Ao adotar esse posicionamento o STJ acolhe tese levantada por Luiz Guilherme Marinoni desde o início da década de 1990, quando defendia a aplicação do princípio da proporcionalidade, surgido no direito alemão, para justificar a admissão de provas ilícitas no processo, desde que dois direitos dignos de tutela estivessem em colisão. Defende o processualista que em casos tais impõe-se um “balanceamento dos valores em jogo”, para que o dogma da inadmissibilidade absoluta das provas ilícitas (art. 5º, LVI, CF) não prejudique outros direitos igualmente garantidos na Constituição.

Nos termos defendidos por Marinoni, a aceitação de uma prova ilícita depende de um fator preponderante: “ser o único meio de realização de valores dignos de proteção em confronto de outros também merecedores de tutela, como, por exemplo, o direito à intimidade”. Trata-se, em suas palavras, de um estado de necessidade processual (In: Novas linhas do processo civil, RT, 1993, p. 169-170).

A decisão do STJ está em consonância com a tese, embora não se discuta a licitude da interceptação, garantida pela Lei nº 9.296/96. O que se poderia discutir é sua aplicação no processo civil, mas não havendo outro meio disponível para a descoberta de informações, a medida extrema se impõe. Ademais porque no caso concreto há a necessidade de ponderar dois valores constitucionalmente garantidos: o direito à intimidade do pai e os direitos fundamentais do menor.

Nessa ponderação deve-se levar em conta que o Estado deve promover, com prioridade absoluta, a proteção dos direitos fundamentais da criança e do adolescente (art. 227, CF).

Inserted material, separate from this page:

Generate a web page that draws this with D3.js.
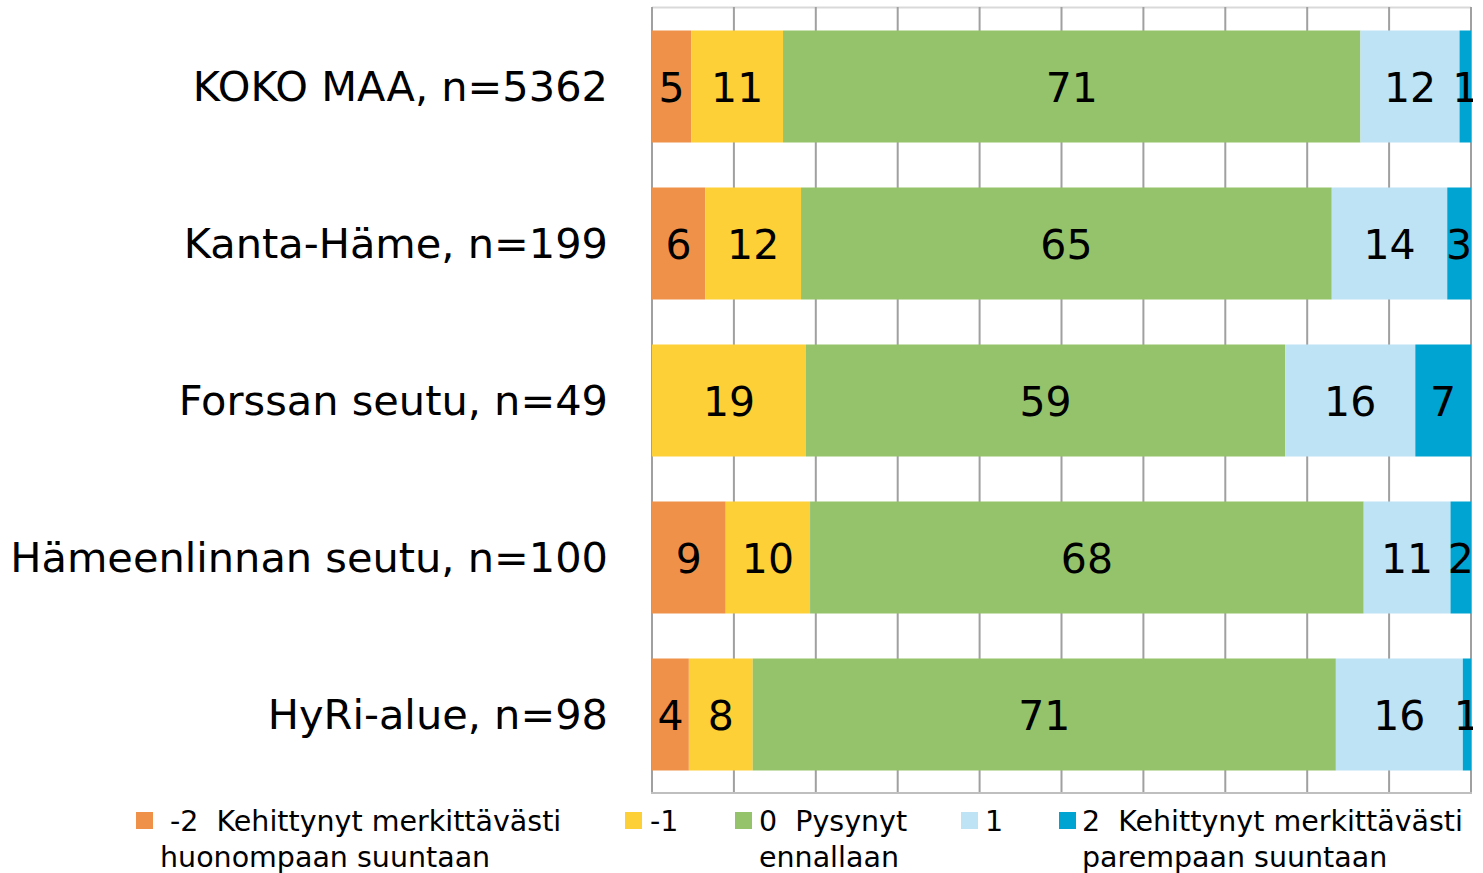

Logo, no caso em análise, é um valor que deve prevalecer ao da preservação da intimidade.

Essa realidade pode parecer estranha aos mais acostumados com o formalismo do direito processual. No entanto, uma interpretação sistemática de todo o fenômeno legitima essa possibilidade. Aliás, é uma tendência no processo civil brasileiro, porque o Projeto do novo CPC acolhe a possibilidade de admitir-se até mesmo a prova ilícita em caráter excepcional: “A inadmissibilidade das provas obtidas por meio ilícito será apreciada pelo juiz á luz da ponderação dos princípios e dos direitos fundamentais envolvidos” (parágrafo único, art. 257).